What Yamada isn’t able to make or do on his own, he’s outsourced to those who know best. One of the Vemac’s wheel hubs was badly damaged, so he shipped it to a drivetrain specialist in the Netherlands to reverse engineer it. “I was going to do the drawings, but if this is off by a fraction of a millimeter, this isn’t going to work.
“They’ll figure out exactly what half shaft, the axles that we need. That’s the only part where — [I] could have figured it out, but you don’t want to mess that up. It requires a level of accuracy I don’t have.”
I visited Yamada’s home in April, and his garage and basement have essentially been transformed into a Super GT restoration workshop. There are tools and parts all over — a Hewland LSG transaxle out of a Corvette C5.R here, a Denso race alternator there. There’s an enclosed area for sanding in one corner of his basement and a high pressure parts washer in another. It’s like a candy shop for motorsport engineering nerds, though it would appear to present an organizational challenge.
“Real mechanics who do this as their day job would freak out because everything is still lying out. But that’s the only way I can be efficient. I’ll purposefully leave stuff, tools next to things so that when I come back to it I’m like ‘oh, that’s what I was doing.’”
Lately he’s been focused on the bodywork, laying up sheets of carbon fiber over the various panels to repair the battle scars.
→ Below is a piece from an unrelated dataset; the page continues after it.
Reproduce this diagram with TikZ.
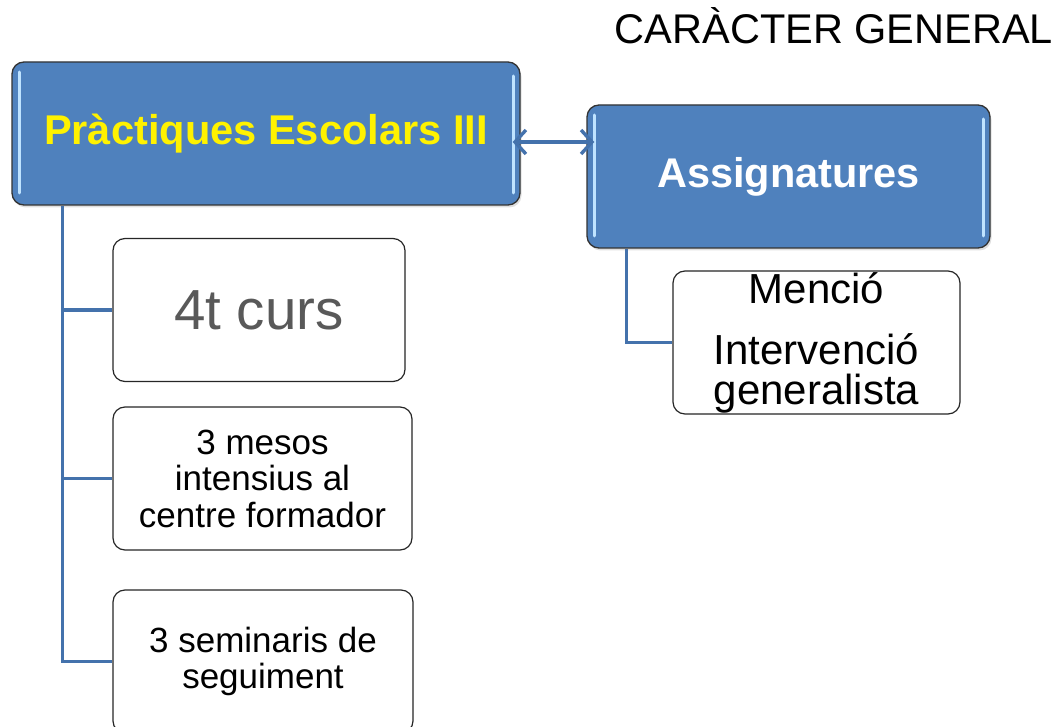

He’s started taking the filling and sanding work outside again now that the weather’s been cooperative, test fitting the monocoque against the nose and, in the process, reminding everyone that Vemacs were really good-looking race cars.
Two and a half years into the project, there’s still much left to do. But slowly and surely, progress is being made and the various pieces are coming together — even if not in the most literal sense yet.
“I knew that it was going to be this way going into it. And the whole point is I want little puzzles every weekend or every month to solve.”
On the list of all the puzzles someone could be solving, this ranks as a pretty damn cool one.